Morton Ranch High School
People in the world need to communicate with one another in order to advance in prosperity and maintain peace. That is the reason why people need to travel to different places and experience foreign cultures in order to bring better understanding between the people and to strengthen the bond between them. That is why I believe that the experience provided by the Japan Foundation is a valuable factor in keeping peace and reducing the cultural gap between the U.S and Japan.
The program of staying two weeks in Japan was simply "Amazing." The food was great, view of Japan was great, and there was many things that I can do only in Japan! Above everything, the participants were great and felt like a big family. It was my best group traveling experience I ever had.

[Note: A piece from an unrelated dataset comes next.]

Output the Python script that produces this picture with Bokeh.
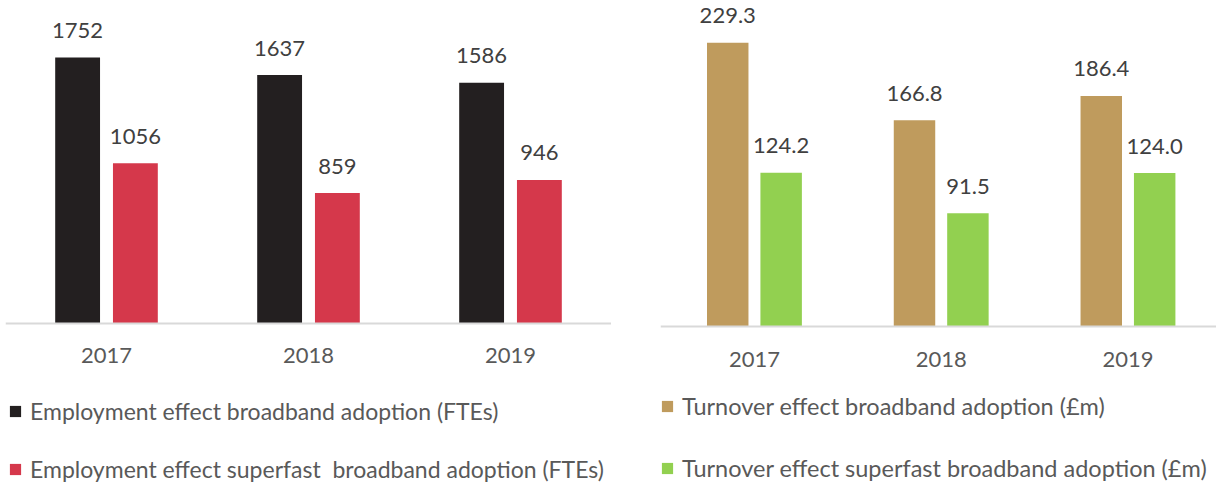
import numpy as np
from bokeh.plotting import figure
from bokeh.layouts import row
from bokeh.models import Range1d, FixedTicker, Legend, LegendItem, ColumnDataSource
from bokeh.core.properties import value
from bokeh.embed import file_html
from bokeh.resources import INLINE

# ---- data ----
years = ["2017", "2018", "2019"]
emp_broadband = [1752, 1637, 1586]
emp_superfast = [1056, 859, 946]
turn_broadband = [229.3, 166.8, 186.4]
turn_superfast = [124.2, 91.5, 124.0]
emp_names = ["Employment effect broadband adoption (FTEs)",
             "Employment effect superfast  broadband adoption (FTEs)"]
turn_names = ["Turnover effect broadband adoption (£m)",
              "Turnover effect superfast broadband adoption (£m)"]

FONT = "Lato"


def make_chart(width, left_border, xr, yr, s1, s2, colors, names, fmt,
               tick_standoff, spacing, leg_loc, leg_size):
    p = figure(width=width, height=483, output_backend="svg", toolbar_location=None,
               x_range=Range1d(*xr), y_range=Range1d(*yr),
               y_axis_location=None, min_border_top=0, min_border_left=left_border,
               min_border_right=0, min_border_bottom=0)
    p.outline_line_color = None
    p.xgrid.visible = False
    p.ygrid.visible = False
    idx = np.arange(len(years))
    off, w = 0.143, 0.222
    src = ColumnDataSource(dict(x1=idx - off, x2=idx + off, v1=s1, v2=s2,
                                t1=[fmt.format(v) for v in s1],
                                t2=[fmt.format(v) for v in s2]))
    r1 = p.vbar(x="x1", top="v1", width=w, bottom=0, source=src,
                fill_color=colors[0], line_color=None)
    r2 = p.vbar(x="x2", top="v2", width=w, bottom=0, source=src,
                fill_color=colors[1], line_color=None)
    for xc, yc, tc in (("x1", "v1", "t1"), ("x2", "v2", "t2")):
        p.text(x=xc, y=yc, text=tc, source=src, text_align="center",
               text_baseline="alphabetic", y_offset=-27,
               text_font=value(FONT), text_font_size="22px", text_color="#404040")
    ax = p.xaxis[0]
    ax.fixed_location = 0
    ax.ticker = FixedTicker(ticks=list(idx))
    ax.major_label_overrides = {int(i): y for i, y in zip(idx, years)}
    ax.axis_line_color = "#d9d9d9"
    ax.axis_line_width = 2
    ax.major_tick_line_color = None
    ax.minor_tick_line_color = None
    ax.major_tick_out = 0
    ax.major_tick_in = 0
    ax.major_label_standoff = tick_standoff
    ax.major_label_text_font = FONT
    ax.major_label_text_font_size = "22px"
    ax.major_label_text_color = "#595959"
    legend = Legend(items=[LegendItem(label=names[0], renderers=[r1]),
                           LegendItem(label=names[1], renderers=[r2])],
                    location=leg_loc, orientation="vertical", margin=0, padding=0,
                    spacing=spacing, glyph_width=14, glyph_height=14, label_standoff=8,
                    label_text_font=FONT, label_text_font_size=leg_size,
                    label_text_color="#595959", border_line_color=None,
                    background_fill_alpha=0)
    p.add_layout(legend)
    return p


p1 = make_chart(611, 5, (-0.5, 2.5), (-1054, 2128), emp_broadband, emp_superfast,
                ["#231f20", "#d5384b"], emp_names, "{:.0f}", 24, 30, (3, 0), "23px")
p2 = make_chart(605, 49, (-0.503, 2.474), (-126.9, 263.5), turn_broadband, turn_superfast,
                ["#bf9b5d", "#92d050"], turn_names, "{:.1f}", 25, 34, (0, 1), "23.5px")

layout = row(p1, p2)
open("out.html", "w").write(file_html(layout, INLINE))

As a JET-MIP participant, we went to the Touhoku region in our first week in Japan. At that time it wasn't all fun and games. We visited areas that got hit by "the Great Earthquake" from last year, March 11th. I just went with a light thought of Japan already near finishing up the reconstruction from the damage, however the truth was much more grim than what I could have imagined. We rode a bus to our first place of stay (Rikuzentakata) and saw a vast view of emptiness and no sight of anything. The view was the definition of a ghost town where no people smiled or can be even seen. During the day we toured around the towns and got the explanation of the event from the tour guides. The view just made the most lively group to fall into the state of total silence. We walked, prayed, and fell into the realization of the harsh truth from reality. The knowledge we can gain from our little window of modern technology has failed to bring the "truth" of Japan.

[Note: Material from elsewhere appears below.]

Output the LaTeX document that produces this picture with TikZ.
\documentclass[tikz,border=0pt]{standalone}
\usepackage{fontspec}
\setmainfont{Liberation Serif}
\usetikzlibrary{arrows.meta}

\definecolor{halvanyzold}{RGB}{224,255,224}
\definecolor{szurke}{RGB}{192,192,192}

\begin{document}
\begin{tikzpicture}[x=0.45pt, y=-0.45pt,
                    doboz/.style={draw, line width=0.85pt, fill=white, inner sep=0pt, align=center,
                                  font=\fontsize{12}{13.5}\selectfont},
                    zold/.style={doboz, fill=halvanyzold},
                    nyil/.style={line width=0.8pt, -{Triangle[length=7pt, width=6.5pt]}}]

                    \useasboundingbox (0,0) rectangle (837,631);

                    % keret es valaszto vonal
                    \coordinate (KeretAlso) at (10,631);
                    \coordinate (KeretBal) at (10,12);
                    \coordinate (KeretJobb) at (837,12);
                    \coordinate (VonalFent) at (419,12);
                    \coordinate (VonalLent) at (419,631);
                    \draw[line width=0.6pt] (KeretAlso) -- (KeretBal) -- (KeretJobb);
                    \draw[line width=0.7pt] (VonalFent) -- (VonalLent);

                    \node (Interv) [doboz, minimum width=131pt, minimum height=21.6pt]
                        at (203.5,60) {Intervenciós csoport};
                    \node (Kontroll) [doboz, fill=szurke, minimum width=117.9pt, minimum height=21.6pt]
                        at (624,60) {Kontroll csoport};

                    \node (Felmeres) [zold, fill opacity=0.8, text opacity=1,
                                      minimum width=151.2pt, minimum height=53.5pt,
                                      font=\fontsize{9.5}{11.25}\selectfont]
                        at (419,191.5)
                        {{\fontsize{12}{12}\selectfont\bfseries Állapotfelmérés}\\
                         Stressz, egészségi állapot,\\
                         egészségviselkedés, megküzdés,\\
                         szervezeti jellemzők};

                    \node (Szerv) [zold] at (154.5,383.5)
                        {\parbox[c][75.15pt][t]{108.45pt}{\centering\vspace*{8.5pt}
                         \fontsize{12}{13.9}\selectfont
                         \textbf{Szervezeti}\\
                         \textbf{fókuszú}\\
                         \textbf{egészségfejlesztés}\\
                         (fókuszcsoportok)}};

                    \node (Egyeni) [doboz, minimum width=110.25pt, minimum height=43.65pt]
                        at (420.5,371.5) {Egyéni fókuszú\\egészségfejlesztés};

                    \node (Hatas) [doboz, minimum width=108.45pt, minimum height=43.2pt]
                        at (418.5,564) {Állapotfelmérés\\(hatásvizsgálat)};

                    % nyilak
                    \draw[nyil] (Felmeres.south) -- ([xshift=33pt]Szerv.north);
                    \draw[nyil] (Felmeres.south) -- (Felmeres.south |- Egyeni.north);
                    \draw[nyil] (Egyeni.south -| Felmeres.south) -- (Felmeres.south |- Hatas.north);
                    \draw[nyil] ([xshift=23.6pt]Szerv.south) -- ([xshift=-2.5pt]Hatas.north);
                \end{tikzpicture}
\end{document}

During the afternoon, we rested our depression soaked minds and exhausted body from the hard schedule. We had plenty of enjoyment talking to one another to recover from the damage we received from the view of the embedded mark that mother nature has left for the people of Japan. And most of us just went around outside our hotels and experiences Japanese culture. We would then return and visit the land of the dreams, wishing we wouldn't since the time in Japan went much faster than our everyday life.
We visited other places such as Kesennuma and Ishinomaki. In Kesennuma, we saw abnormalities that we would not see in our everyday life. We saw a gigantic ship that crushed the local train station,which appeared in news articles and on TV back in U.S. The locals are still debating whether to preserve the ship as a monument to the great force of nature or to dismantle it due to the negative memories that are associated by the local people. One of the most memorable views I saw was a clock, a clock that we saw inside of a gigantic gym for the local people to exercise. The clock was at the highest place of the gym and its time was frozen at 3:30, it was the time when the tsunami engulfed the numerous souls who were helpless against mother nature's scythe.
We met the owner of Hotel Boyo who told us his story at the time of the tsunami and the terror that the people had to experience right in front of their eyes. He told us that the people are standing up to aid in the reconstruction instead of being helpless and depressed. He told us that the people are willing to melt the ice of time that the tsunami has frozen for them. He told us that the people's greatest fear is being forgotten from the world. People desire support and the aid to stand up. People desires that tourists visit in order to recreate the beautiful town they once had. People desires to smile.
The purpose of JET-MIP, although I do feel late for writing this introduction, is to honor the two lost English teachers who were participating in the JET Program. Their names are Taylor Anderson and Monty Dickson. We met numerous people who had stories about the two. They impacted numerous people such as their friends, co-workers, and disciples. They worked hard in Japan but could not survive from the violent whim of the mother nature. However, they left so many marks of their lives to the people of Japan, so I hope their footstep to strengthen the relationship between the two nations will reach out to future generations.
For the other half of the trip, we came back to the Japan Foundation Japanese Language Institute Kansai where students from all over the world gather to further their studies in Japanese language and culture. We the JET MIPpers (our group nickname), walked around the town of Osaka, rode the train system in Japan, and had plenty of enjoyment out of viewing the culture where normal American can't even dream of. "Experience is the key to understanding," and this is what I believe in. Due to this experience, I will further my knowledge of Japanese language and c ulture. I hope to travel different places in Japan later. I loved everything about this trip. For example: the Institute in Osaka, the staff, the people I went with, food, people of Osaka, events . . . and the list goes on. I just loved everything about it.